The odds that any planet circling another star will have an orbit tilted as just the right angle to allow such transits to ever be seen from Earth is only about 0.5 percent -- so the odds that Eddington could locate any small planet circling a nearby star (and thus one close enough to be later observed by TPF) are miniscule.

But, by observing so many stars at distances of up to several thousand light-years, it would at least allow us to get that first "census" data on how many such planets there are, and what kind of stars they're likely to be found near.

Moreover, Eddington would spend its first two years measuring tiny brightness fluctuations in 50,000 other stars, slewing from one group of interesting stars to another and observing each for periods of 1 or 2 months -- allowing "astroseismological" studies of them.

That is, the resonant natural shock waves constantly vibrating through them because of their nuclear burning could be precisely measured; allowing detailed new understanding of their internal structure and how it changes with time as different types of stars evolve. This technique has already been very useful to provide new insight into the internal structure of our own Sun.

While ESA has not yet firmly put Eddington on its schedule -- it's still waiting for NASA to officially drop the other shoe and admit that there will be some further delays in NGST and LISA -- it seems increasingly likely that it will indeed be launched in 2008.

This is despite the fact that NASA has listed "Kepler" -- another extrasolar-planet transit satellite -- as one of the three finalists for the next low-cost "Discovery" planetary mission, since Discovery missions can be aimed either at targets in our own Solar System, or at the detection of extrasolar planets.

It's by no means certain Kepler will be picked for launch. It must compete against the "INSIDE Jupiter" orbiter to study Jupiter's internal structure, and the "Dawn" mission that would use ion drive to orbit the big asteroids Ceres and Vesta for close-up study.
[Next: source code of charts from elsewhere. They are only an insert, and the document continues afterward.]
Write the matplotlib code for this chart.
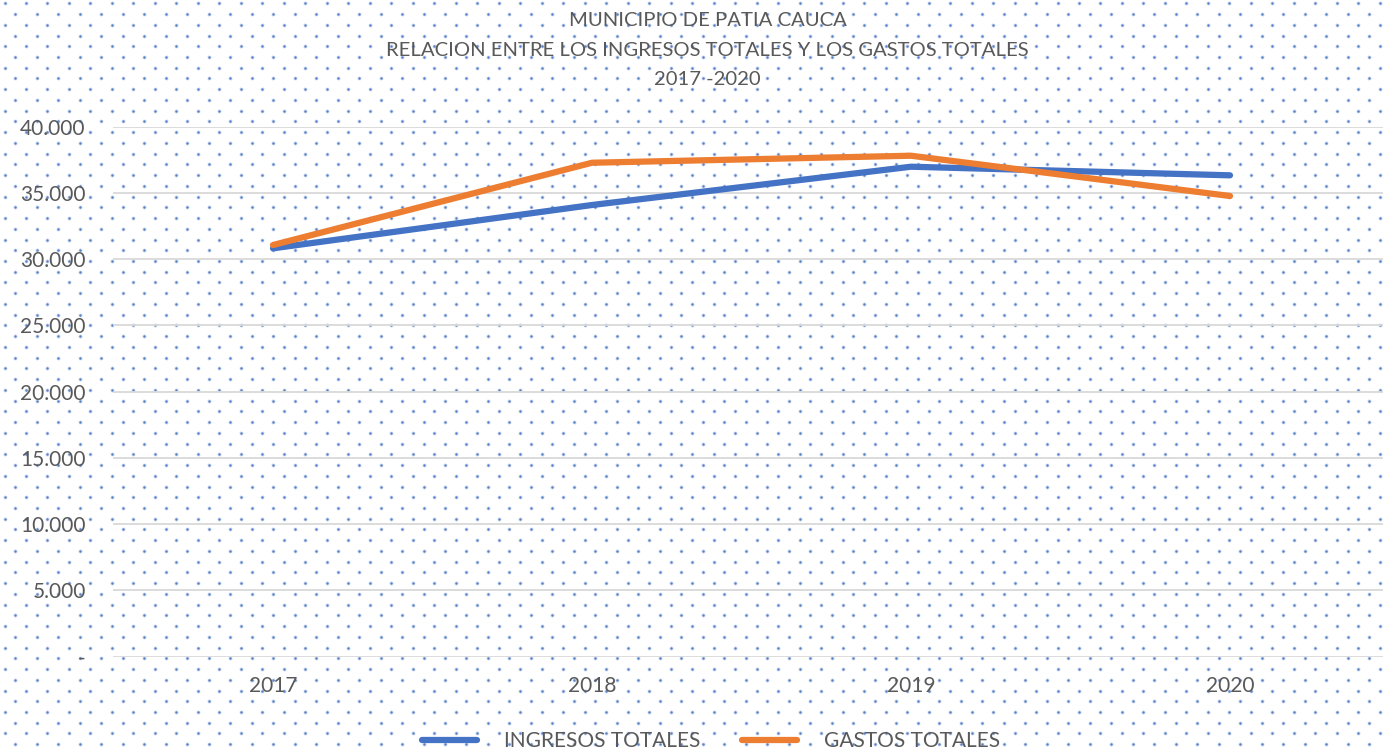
import numpy as np
import matplotlib
matplotlib.use("Agg")
import matplotlib.pyplot as plt
from matplotlib.ticker import FuncFormatter, MultipleLocator

# ---- data ----
years = ["2017", "2018", "2019", "2020"]
ingresos = [30820, 34090, 36980, 36330]
gastos = [31070, 37280, 37810, 34770]
title_lines = ["MUNICIPIO DE PATIA CAUCA",
               "RELACION ENTRE LOS INGRESOS TOTALES Y LOS GASTOS TOTALES",
               "2017 -2020"]
labels = ["INGRESOS TOTALES", "GASTOS TOTALES"]

W, H = 1383, 750
DPI = 100
plt.rcParams['font.family'] = ['Lato', 'DejaVu Sans']
TXT = '#595959'
BLUE = '#4472C4'
ORANGE = '#ED7D31'

fig = plt.figure(figsize=(W / DPI, H / DPI), dpi=DPI)
fig.patch.set_facecolor('white')

# ---- dotted background pattern (decorative) ----
bg = fig.add_axes([0, 0, 1, 1], zorder=0)
bg.set_xlim(0, W)
bg.set_ylim(H, 0)
bg.axis('off')
px, py = [], []
rows = np.arange(3.3, H + 11, 10.738)
for k, yy in enumerate(rows):
    x0 = 4.5 if k % 2 == 0 else 15.2
    xs = np.arange(x0, W + 22, 21.49)
    px.extend(xs)
    py.extend([yy] * len(xs))
bg.scatter(px, py, s=9, color='#B4C7E7', alpha=0.5, linewidths=0)
bg.scatter(px, py, s=3.2, color=BLUE, alpha=0.85, linewidths=0)

# ---- main axes ----
left = 113.5 / W
right = 1389.5 / W
bottom = 1 - 656.7 / H
top = 1 - 126.7 / H
ax = fig.add_axes([left, bottom, right - left, top - bottom], zorder=1)
ax.patch.set_alpha(0)
x = np.arange(len(years))
ax.plot(x, ingresos, color=BLUE, lw=4.5, solid_capstyle='round',
        solid_joinstyle='round', label=labels[0], zorder=3)
ax.plot(x, gastos, color=ORANGE, lw=4.5, solid_capstyle='round',
        solid_joinstyle='round', label=labels[1], zorder=4)

ax.set_xlim(-0.5, len(years) - 0.5)
ax.set_ylim(0, 40000)
ax.yaxis.set_major_locator(MultipleLocator(5000))
ax.yaxis.set_major_formatter(FuncFormatter(
    lambda v, p: '-' if v == 0 else f"{int(v):,}".replace(',', '.')))
ax.set_xticks(x)
ax.set_xticklabels(years)
ax.grid(axis='y', color='#D9D9D9', lw=1.3, zorder=0)
ax.set_axisbelow(True)
for s in ax.spines.values():
    s.set_visible(False)
ax.tick_params(axis='both', length=0, labelsize=15, labelcolor=TXT)
ax.tick_params(axis='y', pad=20)
ax.tick_params(axis='x', pad=14)

# ---- title ----
for i, line in enumerate(title_lines):
    fig.text(707.5 / W, 1 - (20.5 + 29.6 * i) / H, line, ha='center',
             va='center', fontsize=14.6, color=TXT)

# ---- legend ----
leg = fig.legend(loc='center', bbox_to_anchor=(711 / W, 1 - 741 / H), ncol=2,
                 frameon=False, fontsize=15, handlelength=2.64,
                 handletextpad=1.3, columnspacing=2.0, borderpad=0,
                 labelcolor=TXT)

fig.savefig('out.png', dpi=DPI, facecolor='white')
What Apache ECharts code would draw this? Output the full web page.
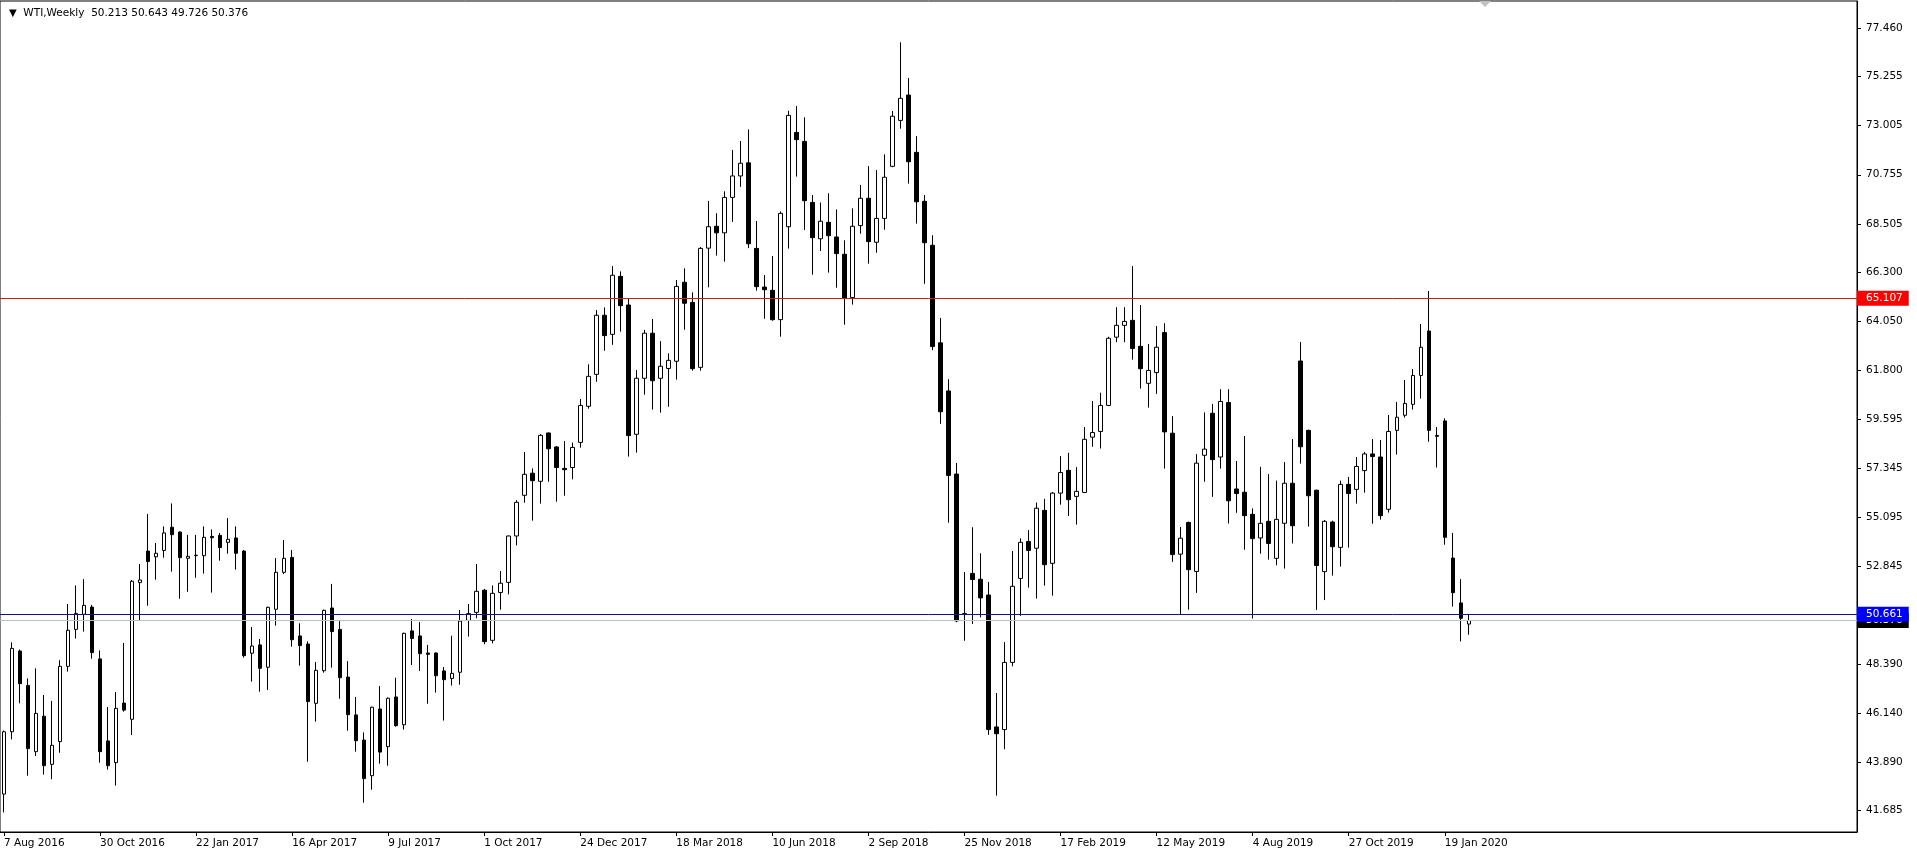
<!DOCTYPE html>
<html><head><meta charset="utf-8">
<script src="https://cdn.jsdelivr.net/npm/echarts@6/dist/echarts.min.js"></script>
<style>html,body{margin:0;padding:0;background:#fff}#c{width:1917px;height:856px}</style>
</head><body><div id="c"></div>
<script>
// Weekly WTI bars, first bar = week of 7 Aug 2016
const opens = [42.44,45.29,48.98,47.41,44.38,46.00,43.80,44.84,48.28,49.97,50.66,50.99,48.62,44.87,43.88,46.60,45.86,52.11,53.55,53.29,53.58,54.64,54.42,53.22,53.34,53.34,54.22,54.27,53.95,54.15,
53.55,48.88,49.26,48.24,50.89,52.58,53.26,49.67,49.30,46.59,48.08,50.95,49.97,47.79,46.06,44.91,43.28,46.33,44.61,46.88,45.61,49.90,49.67,48.89,48.89,48.07,47.73,48.01,50.38,50.75,
51.76,49.47,51.66,52.12,54.24,56.10,57.11,56.74,58.95,58.31,57.33,57.37,58.52,60.17,61.63,64.33,63.46,66.11,64.80,58.89,61.45,63.51,61.45,61.90,62.23,65.84,64.92,61.95,67.40,68.40,
68.10,69.72,70.70,71.30,67.39,65.62,65.47,64.13,68.38,72.69,72.28,69.49,67.83,68.58,67.91,67.12,65.14,68.43,69.68,67.67,68.76,71.14,73.24,74.40,71.78,69.54,67.53,63.07,60.87,57.07,
50.65,52.53,52.26,51.54,45.51,45.39,48.46,52.30,53.99,53.68,55.41,52.99,56.20,57.24,56.05,56.23,58.76,59.02,60.21,63.33,63.87,64.10,62.91,61.22,61.71,63.54,58.94,53.41,54.86,52.62,
57.93,59.85,57.85,60.34,56.39,56.24,55.23,54.15,54.91,53.22,54.82,56.65,62.24,59.07,56.33,52.61,54.88,53.72,56.60,56.37,57.23,57.99,57.85,55.46,59.07,59.76,60.26,61.58,63.61,58.84,
59.50,53.23,51.18,50.213];
const highs = [45.35,49.38,49.05,47.73,48.19,46.97,46.70,48.56,51.13,51.98,52.27,51.09,49.01,46.42,47.11,49.35,52.23,52.96,55.25,53.92,54.68,55.73,54.45,54.29,54.29,54.68,54.54,54.38,55.06,54.68,
53.60,50.08,49.53,51.01,53.23,54.06,53.60,50.25,49.42,48.48,50.88,52.05,50.35,48.52,46.88,45.26,46.44,47.38,46.86,47.76,49.82,50.45,50.31,49.26,48.92,48.25,49.68,50.86,51.13,52.96,
51.82,51.98,52.64,54.26,55.88,58.08,57.33,58.90,58.97,58.35,58.58,58.51,60.50,62.09,64.57,64.69,66.58,66.34,65.08,61.83,63.66,64.16,63.15,62.59,65.94,66.48,65.38,67.45,69.56,69.00,
70.00,71.89,72.30,72.83,68.64,66.17,67.04,69.08,73.68,73.90,73.38,69.83,69.49,69.91,69.17,67.76,69.22,70.29,71.15,70.97,71.69,73.67,76.81,75.18,72.52,69.83,67.99,64.21,61.41,57.58,
52.59,54.64,53.45,52.14,47.06,49.39,53.55,54.13,54.51,55.77,55.94,56.25,57.89,58.04,57.39,59.22,60.41,60.79,63.35,64.70,64.70,66.58,64.80,63.02,63.84,63.97,59.72,54.65,54.90,57.98,
59.89,60.28,60.95,60.95,57.67,58.81,55.50,57.40,57.07,56.77,57.62,58.67,63.11,59.10,56.36,54.97,54.94,56.77,56.94,57.85,58.08,58.67,58.63,59.77,60.37,61.37,61.87,63.93,65.44,59.22,
59.62,54.38,52.27,50.643];
const lows = [41.60,44.94,46.59,43.28,44.18,43.33,43.12,44.33,48.04,49.55,49.87,48.63,43.88,43.56,42.83,46.21,45.14,50.40,51.05,52.24,53.25,52.61,51.37,51.69,52.33,52.52,51.65,53.11,53.43,52.70,
48.68,47.58,47.12,47.20,50.14,52.50,49.18,48.31,43.92,45.75,47.99,48.22,46.80,45.34,44.38,42.05,42.64,43.83,43.74,45.52,45.39,48.34,48.07,46.57,47.08,45.80,47.40,47.44,49.64,50.48,
49.29,49.33,50.87,51.57,53.81,55.76,54.94,55.72,56.72,55.81,56.08,56.83,58.28,60.06,61.29,62.71,62.98,63.58,57.87,58.05,60.70,60.02,59.88,60.15,61.39,63.67,61.80,61.80,65.61,67.06,
66.78,68.60,70.20,67.40,65.46,64.17,64.08,63.35,67.38,70.67,68.23,66.19,67.27,66.28,65.59,63.90,64.82,68.06,66.69,67.19,68.24,71.10,72.86,70.35,68.52,65.77,62.73,59.37,54.85,50.30,
49.45,50.22,50.52,45.15,42.37,44.49,48.28,50.59,51.88,51.38,51.97,51.51,55.67,55.15,54.76,56.20,58.32,58.24,60.18,63.10,63.10,62.30,60.98,60.11,60.74,57.32,53.06,50.66,50.87,51.64,
56.72,56.03,57.32,54.81,55.30,53.61,50.47,53.43,53.16,52.90,52.75,53.90,57.55,54.67,50.86,51.31,52.43,52.84,53.71,55.72,56.22,54.80,54.99,55.31,57.96,59.65,60.02,60.52,58.55,57.37,
53.84,51.01,49.42,49.726];
const closes = [45.29,49.10,47.49,44.52,46.13,43.74,44.67,48.28,49.93,50.70,51.07,48.91,44.38,43.74,46.36,46.28,52.17,52.23,53.07,53.45,54.38,54.30,53.25,53.31,53.36,54.18,54.16,53.71,54.09,53.45,
48.77,49.21,48.19,50.98,52.58,53.22,49.50,49.23,46.67,48.10,50.84,49.87,47.76,46.07,44.88,43.15,46.41,44.36,46.82,45.57,49.79,49.55,48.86,48.83,47.85,47.67,47.96,50.35,50.69,51.71,
49.41,51.62,52.08,54.24,55.78,57.06,56.77,58.84,58.23,57.37,57.27,58.29,60.21,61.54,64.33,63.40,66.16,64.77,58.83,61.45,63.51,61.34,62.00,62.27,65.65,64.88,61.89,67.39,68.38,68.10,
69.72,70.70,71.28,67.60,65.64,65.50,64.13,68.99,73.47,72.36,69.57,67.88,68.63,67.97,67.15,65.12,68.40,69.68,67.70,68.76,70.64,73.43,74.25,71.35,69.52,67.65,62.90,59.92,57.01,50.36,
50.70,52.25,51.41,45.39,45.20,48.46,51.94,53.95,53.58,55.51,52.93,56.20,57.14,55.90,56.28,58.66,58.97,60.21,63.28,63.87,64.05,62.81,61.89,61.81,62.87,59.00,53.39,54.14,52.70,57.57,
58.21,57.73,60.39,55.85,56.18,55.17,54.12,54.82,53.90,55.00,56.65,54.71,58.32,56.08,52.89,54.91,53.75,56.60,56.18,57.42,57.99,57.87,55.17,59.02,59.67,60.30,61.58,62.87,59.07,58.80,
54.18,51.65,50.48,50.376];
// one date label every 12 weekly bars
const tickLabels = ['7 Aug 2016','30 Oct 2016','22 Jan 2017','16 Apr 2017','9 Jul 2017','1 Oct 2017','24 Dec 2017','18 Mar 2018','10 Jun 2018','2 Sep 2018','25 Nov 2018','17 Feb 2019','12 May 2019','4 Aug 2019','27 Oct 2019','19 Jan 2020'];
const priceTicks = [77.460,75.255,73.005,70.755,68.505,66.300,64.050,61.800,59.595,57.345,55.095,52.845,48.390,46.140,43.890,41.685];
const levelRed = 65.107;
const levelBlue = 50.661;
const bidPrice = 50.376;
const headerText = 'WTI,Weekly  50.213 50.643 49.726 50.376';

const LABEL_EVERY = 12;
const TOTAL_SLOTS = 232; // bars + empty chart-shift area on the right
const categories = [];
for (let i = 0; i < TOTAL_SLOTS; i++) categories.push(String(i));
const ohlc = opens.map((o, i) => [o, closes[i], lows[i], highs[i]]);
const isTick = (idx) => idx % LABEL_EVERY === 0 && idx / LABEL_EVERY < tickLabels.length;

const FONT = 'DejaVu Sans';
const chart = echarts.init(document.getElementById('c'), null, {renderer: 'canvas'});
chart.setOption({
  animation: false,
  backgroundColor: '#ffffff',
  title: {
    text: '{t|▼}  ' + headerText,
    left: 4, top: 3,
    textStyle: {fontFamily: FONT, fontSize: 10.5, fontWeight: 'normal', color: '#000',
      rich: {t: {fontSize: 10, color: '#000', fontFamily: FONT}}}
  },
  grid: {left: 0, right: 60, top: 1, bottom: 24, show: true, borderColor: '#000', borderWidth: 1, backgroundColor: 'transparent'},
  xAxis: {
    type: 'category', data: categories, boundaryGap: true,
    axisLine: {show: true, lineStyle: {color: '#000', width: 1}},
    axisTick: {show: true, alignWithLabel: true, length: 4, interval: (idx) => isTick(idx), lineStyle: {color: '#000'}},
    axisLabel: {show: true, interval: (idx) => isTick(idx), align: 'left', margin: 6,
      fontFamily: FONT, fontSize: 10.5, color: '#000',
      formatter: (v, idx) => isTick(idx) ? tickLabels[idx / LABEL_EVERY] : ''},
    splitLine: {show: false}
  },
  yAxis: {
    type: 'value', position: 'right', min: 40.707, max: 78.699, scale: true,
    axisLine: {show: true, lineStyle: {color: '#000', width: 1}},
    axisTick: {show: true, length: 4, customValues: priceTicks, lineStyle: {color: '#000'}},
    axisLabel: {show: true, customValues: priceTicks, margin: 9, fontFamily: FONT, fontSize: 10.5, color: '#000',
      formatter: (v) => v.toFixed(3)},
    splitLine: {show: false}
  },
  series: [{
    type: 'candlestick',
    data: ohlc,
    barWidth: 4,
    itemStyle: {color: '#ffffff', color0: '#000000', borderColor: '#000000', borderColor0: '#000000', borderWidth: 1},
    markLine: {
      silent: true, symbol: ['none', 'none'], animation: false,
      label: {show: true, position: 'end', distance: 0, color: '#fff', fontFamily: FONT, fontSize: 10.5,
        padding: [2, 6, 2, 9]},
      data: [
        {yAxis: bidPrice, lineStyle: {color: '#c0c0c0', width: 1, type: 'solid'},
          label: {backgroundColor: '#000000', formatter: bidPrice.toFixed(3)}},
        {yAxis: levelRed, lineStyle: {color: '#c81e1e', width: 1, type: 'solid'},
          label: {backgroundColor: '#ff0000', formatter: levelRed.toFixed(3)}},
        {yAxis: levelBlue, lineStyle: {color: '#101090', width: 1, type: 'solid'},
          label: {backgroundColor: '#0000ff', formatter: levelBlue.toFixed(3)}}
      ]
    }
  }],
  graphic: [{
    type: 'polygon', shape: {points: [[1479, 1], [1491, 1], [1485, 7]]}, style: {fill: '#c0c0c0'}
  }]
});
</script></body></html>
If it is picked, though, the two missions would by no means be redundant -- for Kepler's main goal is planet detection, while Eddington was designed primarily for astroseismology.

Eddington has a relatively narrow view-field, which can be used for accurate short-term seismic observations of a whole series of carefully selected clusters of interesting types of stars -- but this also limits the number of stars it can then observe simultaneously for planetary transits during that later three-year period.

Kepler, on the other hand, is designed to spend its entire lifetime engaged in planet detection. It will stare at a single field of stars for 4 straight years; and its view-field has 15 times the area of Eddington's, which means its count of detected planets would be 15 times greater.

Moreover, the fact that its viewing period is a year longer than Eddington's would allow it to detect planets with orbital periods between 18 months and two years, which Eddington cannot detect -- and many of the planets in the outer halves of their stars' Habitable Zones fall into that category.

Kepler, however, will be able to gather astroseismic data only on those types of stars which happen to be in that same view-field. So it's quite possible that both missions will end up being selected.